▶ [AIM] What are the lines from the one with "Recreate this image as a Python" through the one with "-0.52, -0.53, -0.45]", inclusive? Output them exactly, and leave out the pictures.

++++ PROVIDED INFORMATION ++++

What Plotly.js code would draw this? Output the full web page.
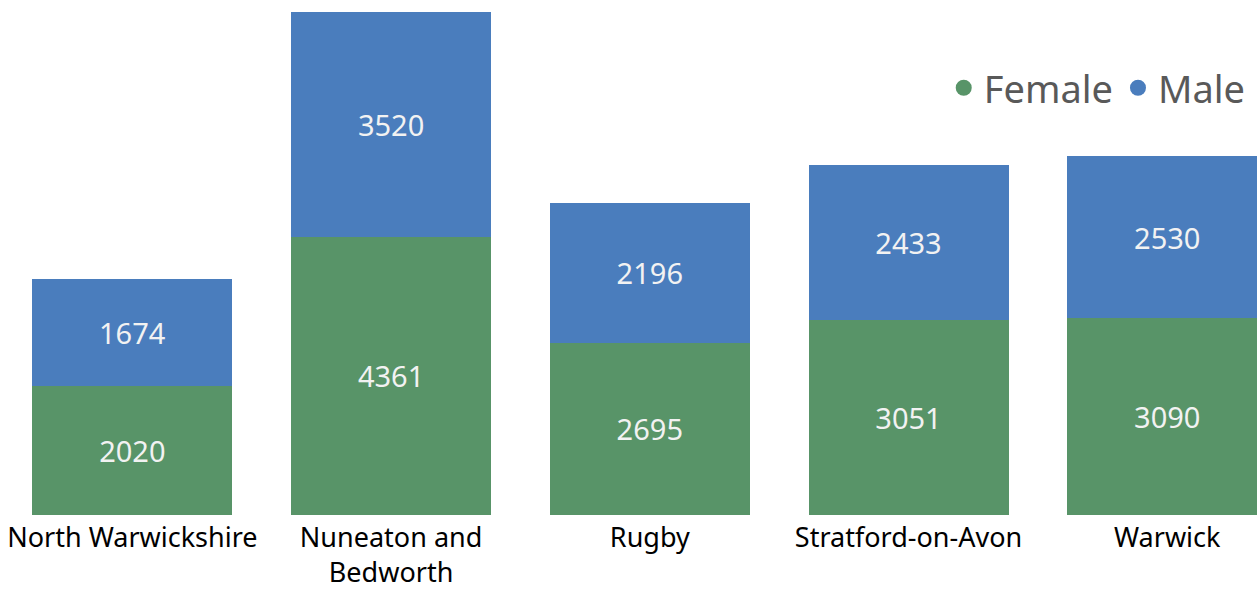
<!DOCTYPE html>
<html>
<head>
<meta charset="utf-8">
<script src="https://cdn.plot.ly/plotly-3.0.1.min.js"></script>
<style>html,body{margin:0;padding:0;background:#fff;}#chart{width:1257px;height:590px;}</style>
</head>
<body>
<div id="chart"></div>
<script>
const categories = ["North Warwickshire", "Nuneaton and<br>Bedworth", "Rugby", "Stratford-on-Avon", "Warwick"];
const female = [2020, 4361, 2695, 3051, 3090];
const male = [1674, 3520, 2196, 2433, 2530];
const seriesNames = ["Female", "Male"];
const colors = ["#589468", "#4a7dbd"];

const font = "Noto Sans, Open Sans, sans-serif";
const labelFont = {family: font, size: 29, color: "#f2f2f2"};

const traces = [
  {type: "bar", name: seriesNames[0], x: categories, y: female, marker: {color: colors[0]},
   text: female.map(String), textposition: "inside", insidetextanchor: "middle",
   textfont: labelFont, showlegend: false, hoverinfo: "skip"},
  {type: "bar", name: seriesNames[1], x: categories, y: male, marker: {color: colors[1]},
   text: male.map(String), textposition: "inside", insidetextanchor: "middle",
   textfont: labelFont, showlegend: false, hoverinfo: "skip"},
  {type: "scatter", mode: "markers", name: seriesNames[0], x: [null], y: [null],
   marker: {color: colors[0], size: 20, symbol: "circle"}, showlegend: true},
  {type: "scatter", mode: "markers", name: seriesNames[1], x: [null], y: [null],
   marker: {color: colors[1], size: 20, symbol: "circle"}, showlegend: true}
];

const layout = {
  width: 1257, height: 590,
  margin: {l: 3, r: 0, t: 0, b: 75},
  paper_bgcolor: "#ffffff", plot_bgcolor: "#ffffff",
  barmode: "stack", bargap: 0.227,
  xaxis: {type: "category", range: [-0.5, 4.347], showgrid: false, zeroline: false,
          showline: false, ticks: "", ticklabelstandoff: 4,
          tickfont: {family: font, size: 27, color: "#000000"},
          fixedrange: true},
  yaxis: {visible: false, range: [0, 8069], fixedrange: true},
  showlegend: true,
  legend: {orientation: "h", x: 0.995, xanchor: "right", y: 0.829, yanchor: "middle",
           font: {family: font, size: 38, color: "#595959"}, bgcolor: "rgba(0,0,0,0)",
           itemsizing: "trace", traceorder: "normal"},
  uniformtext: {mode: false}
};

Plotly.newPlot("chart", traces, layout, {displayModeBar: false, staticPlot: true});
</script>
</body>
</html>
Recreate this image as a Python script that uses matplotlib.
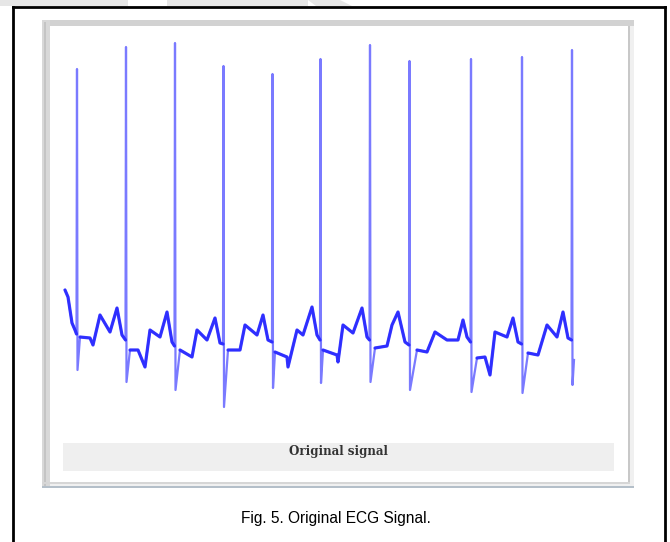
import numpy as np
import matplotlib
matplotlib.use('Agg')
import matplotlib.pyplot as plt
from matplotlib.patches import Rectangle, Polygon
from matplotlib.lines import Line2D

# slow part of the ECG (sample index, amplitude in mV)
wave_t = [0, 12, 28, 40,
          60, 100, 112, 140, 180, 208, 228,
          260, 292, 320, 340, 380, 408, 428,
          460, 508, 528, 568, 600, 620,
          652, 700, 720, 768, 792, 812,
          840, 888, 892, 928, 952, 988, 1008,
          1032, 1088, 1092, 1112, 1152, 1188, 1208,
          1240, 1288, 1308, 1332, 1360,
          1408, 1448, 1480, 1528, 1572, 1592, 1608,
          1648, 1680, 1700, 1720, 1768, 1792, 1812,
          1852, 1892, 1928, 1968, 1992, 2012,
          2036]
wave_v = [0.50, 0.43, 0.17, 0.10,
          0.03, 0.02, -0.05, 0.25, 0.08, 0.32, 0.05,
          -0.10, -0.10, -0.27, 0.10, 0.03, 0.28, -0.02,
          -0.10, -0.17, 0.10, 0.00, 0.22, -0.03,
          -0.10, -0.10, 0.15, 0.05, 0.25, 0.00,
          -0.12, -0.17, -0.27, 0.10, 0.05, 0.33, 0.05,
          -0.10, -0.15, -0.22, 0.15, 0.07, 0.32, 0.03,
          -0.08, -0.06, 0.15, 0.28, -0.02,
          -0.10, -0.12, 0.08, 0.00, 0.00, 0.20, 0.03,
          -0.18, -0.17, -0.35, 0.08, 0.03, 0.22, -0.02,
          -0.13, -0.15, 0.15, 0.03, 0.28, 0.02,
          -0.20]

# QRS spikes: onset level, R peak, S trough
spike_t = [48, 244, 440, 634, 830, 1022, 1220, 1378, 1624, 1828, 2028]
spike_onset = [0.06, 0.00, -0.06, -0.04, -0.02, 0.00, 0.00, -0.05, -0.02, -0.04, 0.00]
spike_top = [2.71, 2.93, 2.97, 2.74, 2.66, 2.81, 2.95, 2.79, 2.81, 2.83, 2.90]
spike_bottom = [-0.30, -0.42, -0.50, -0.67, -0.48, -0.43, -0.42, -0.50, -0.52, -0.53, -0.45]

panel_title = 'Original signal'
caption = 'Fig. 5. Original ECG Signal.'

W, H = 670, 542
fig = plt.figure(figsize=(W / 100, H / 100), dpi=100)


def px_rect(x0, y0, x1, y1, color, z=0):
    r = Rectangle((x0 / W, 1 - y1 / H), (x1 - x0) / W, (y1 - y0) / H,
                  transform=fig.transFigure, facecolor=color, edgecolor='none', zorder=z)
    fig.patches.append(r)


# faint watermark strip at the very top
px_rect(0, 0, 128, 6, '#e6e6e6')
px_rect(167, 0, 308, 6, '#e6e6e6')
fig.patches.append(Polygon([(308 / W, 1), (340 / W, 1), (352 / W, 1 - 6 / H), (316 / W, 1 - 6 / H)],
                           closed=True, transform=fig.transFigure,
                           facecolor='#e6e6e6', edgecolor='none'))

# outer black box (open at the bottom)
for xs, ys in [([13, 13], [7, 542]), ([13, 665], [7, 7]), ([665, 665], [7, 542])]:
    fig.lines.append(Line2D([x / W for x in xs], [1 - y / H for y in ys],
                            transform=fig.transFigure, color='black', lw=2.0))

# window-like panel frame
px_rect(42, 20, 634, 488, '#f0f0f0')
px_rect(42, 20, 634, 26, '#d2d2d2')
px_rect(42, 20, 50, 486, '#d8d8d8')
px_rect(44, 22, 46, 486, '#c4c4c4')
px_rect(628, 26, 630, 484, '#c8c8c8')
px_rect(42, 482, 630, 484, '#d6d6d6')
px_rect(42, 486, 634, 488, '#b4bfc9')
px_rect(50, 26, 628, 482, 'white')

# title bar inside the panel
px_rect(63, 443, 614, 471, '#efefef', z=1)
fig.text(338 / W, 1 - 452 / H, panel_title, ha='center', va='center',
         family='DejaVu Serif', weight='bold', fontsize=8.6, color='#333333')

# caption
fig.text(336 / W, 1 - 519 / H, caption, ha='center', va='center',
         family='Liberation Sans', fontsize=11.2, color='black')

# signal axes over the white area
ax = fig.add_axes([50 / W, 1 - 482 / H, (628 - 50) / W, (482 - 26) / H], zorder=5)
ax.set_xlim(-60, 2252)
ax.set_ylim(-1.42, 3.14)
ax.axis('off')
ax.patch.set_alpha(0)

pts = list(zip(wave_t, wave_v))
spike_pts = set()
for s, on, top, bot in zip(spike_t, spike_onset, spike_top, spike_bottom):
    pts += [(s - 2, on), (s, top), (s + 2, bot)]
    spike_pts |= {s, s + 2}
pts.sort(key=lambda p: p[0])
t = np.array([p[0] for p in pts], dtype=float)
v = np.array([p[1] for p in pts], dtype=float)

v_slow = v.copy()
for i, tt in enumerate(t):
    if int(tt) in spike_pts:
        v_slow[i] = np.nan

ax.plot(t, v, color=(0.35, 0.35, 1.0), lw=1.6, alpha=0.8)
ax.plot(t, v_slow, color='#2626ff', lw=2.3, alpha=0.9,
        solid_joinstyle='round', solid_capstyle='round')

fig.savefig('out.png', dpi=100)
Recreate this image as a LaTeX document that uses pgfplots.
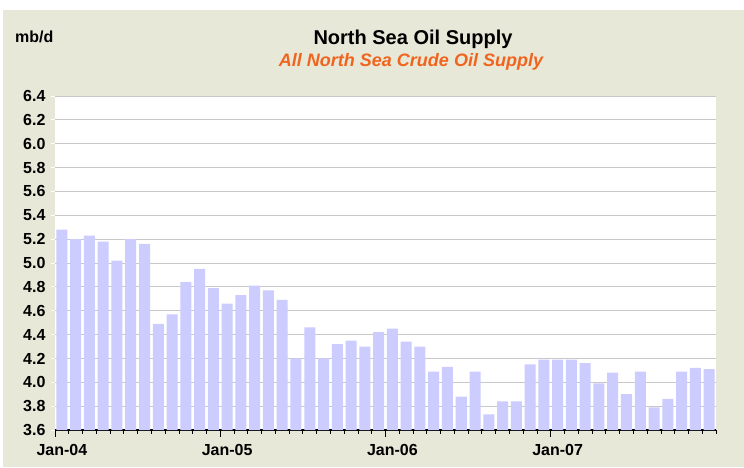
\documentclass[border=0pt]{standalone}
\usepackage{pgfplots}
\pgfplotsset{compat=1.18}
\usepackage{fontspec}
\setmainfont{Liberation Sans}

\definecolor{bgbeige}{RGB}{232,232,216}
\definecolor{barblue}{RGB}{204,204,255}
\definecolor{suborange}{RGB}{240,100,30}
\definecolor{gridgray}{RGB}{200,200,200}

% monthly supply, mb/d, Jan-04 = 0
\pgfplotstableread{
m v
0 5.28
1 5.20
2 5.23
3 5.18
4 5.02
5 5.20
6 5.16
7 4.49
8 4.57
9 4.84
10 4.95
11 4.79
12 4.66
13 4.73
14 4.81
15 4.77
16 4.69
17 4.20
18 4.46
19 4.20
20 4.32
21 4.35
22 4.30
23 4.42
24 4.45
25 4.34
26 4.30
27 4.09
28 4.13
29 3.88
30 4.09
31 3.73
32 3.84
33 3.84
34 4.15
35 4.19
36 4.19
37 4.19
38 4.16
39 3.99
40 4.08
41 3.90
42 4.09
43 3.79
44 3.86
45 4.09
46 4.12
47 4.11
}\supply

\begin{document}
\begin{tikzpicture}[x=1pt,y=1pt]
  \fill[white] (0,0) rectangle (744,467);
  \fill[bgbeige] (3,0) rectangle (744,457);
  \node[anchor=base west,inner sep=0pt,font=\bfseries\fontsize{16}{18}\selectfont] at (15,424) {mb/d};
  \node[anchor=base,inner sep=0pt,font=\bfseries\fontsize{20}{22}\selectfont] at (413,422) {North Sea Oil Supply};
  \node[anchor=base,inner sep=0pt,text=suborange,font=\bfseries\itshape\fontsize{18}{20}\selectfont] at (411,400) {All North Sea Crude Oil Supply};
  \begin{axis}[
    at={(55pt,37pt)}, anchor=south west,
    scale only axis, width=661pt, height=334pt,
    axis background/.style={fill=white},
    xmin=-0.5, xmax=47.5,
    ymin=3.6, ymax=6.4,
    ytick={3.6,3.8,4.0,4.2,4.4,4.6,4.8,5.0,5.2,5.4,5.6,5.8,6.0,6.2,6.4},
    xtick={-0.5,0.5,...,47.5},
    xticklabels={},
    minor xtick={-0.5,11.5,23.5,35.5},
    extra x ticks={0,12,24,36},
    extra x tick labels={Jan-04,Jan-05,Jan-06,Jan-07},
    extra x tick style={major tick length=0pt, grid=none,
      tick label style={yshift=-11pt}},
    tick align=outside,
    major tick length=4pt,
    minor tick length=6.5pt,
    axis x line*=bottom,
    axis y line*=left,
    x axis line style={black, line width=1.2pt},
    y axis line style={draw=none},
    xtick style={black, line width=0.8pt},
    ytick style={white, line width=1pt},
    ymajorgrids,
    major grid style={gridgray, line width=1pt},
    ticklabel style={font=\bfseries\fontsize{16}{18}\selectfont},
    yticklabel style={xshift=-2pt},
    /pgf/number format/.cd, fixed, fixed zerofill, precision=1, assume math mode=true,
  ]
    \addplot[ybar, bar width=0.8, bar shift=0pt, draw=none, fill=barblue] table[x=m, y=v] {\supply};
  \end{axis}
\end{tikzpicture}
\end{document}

++++

▶ [RESPONSE]
Recreate this image as a Python script that uses matplotlib.
import numpy as np
import matplotlib
matplotlib.use('Agg')
import matplotlib.pyplot as plt
from matplotlib.patches import Rectangle, Polygon
from matplotlib.lines import Line2D

# slow part of the ECG (sample index, amplitude in mV)
wave_t = [0, 12, 28, 40,
          60, 100, 112, 140, 180, 208, 228,
          260, 292, 320, 340, 380, 408, 428,
          460, 508, 528, 568, 600, 620,
          652, 700, 720, 768, 792, 812,
          840, 888, 892, 928, 952, 988, 1008,
          1032, 1088, 1092, 1112, 1152, 1188, 1208,
          1240, 1288, 1308, 1332, 1360,
          1408, 1448, 1480, 1528, 1572, 1592, 1608,
          1648, 1680, 1700, 1720, 1768, 1792, 1812,
          1852, 1892, 1928, 1968, 1992, 2012,
          2036]
wave_v = [0.50, 0.43, 0.17, 0.10,
          0.03, 0.02, -0.05, 0.25, 0.08, 0.32, 0.05,
          -0.10, -0.10, -0.27, 0.10, 0.03, 0.28, -0.02,
          -0.10, -0.17, 0.10, 0.00, 0.22, -0.03,
          -0.10, -0.10, 0.15, 0.05, 0.25, 0.00,
          -0.12, -0.17, -0.27, 0.10, 0.05, 0.33, 0.05,
          -0.10, -0.15, -0.22, 0.15, 0.07, 0.32, 0.03,
          -0.08, -0.06, 0.15, 0.28, -0.02,
          -0.10, -0.12, 0.08, 0.00, 0.00, 0.20, 0.03,
          -0.18, -0.17, -0.35, 0.08, 0.03, 0.22, -0.02,
          -0.13, -0.15, 0.15, 0.03, 0.28, 0.02,
          -0.20]

# QRS spikes: onset level, R peak, S trough
spike_t = [48, 244, 440, 634, 830, 1022, 1220, 1378, 1624, 1828, 2028]
spike_onset = [0.06, 0.00, -0.06, -0.04, -0.02, 0.00, 0.00, -0.05, -0.02, -0.04, 0.00]
spike_top = [2.71, 2.93, 2.97, 2.74, 2.66, 2.81, 2.95, 2.79, 2.81, 2.83, 2.90]
spike_bottom = [-0.30, -0.42, -0.50, -0.67, -0.48, -0.43, -0.42, -0.50, -0.52, -0.53, -0.45]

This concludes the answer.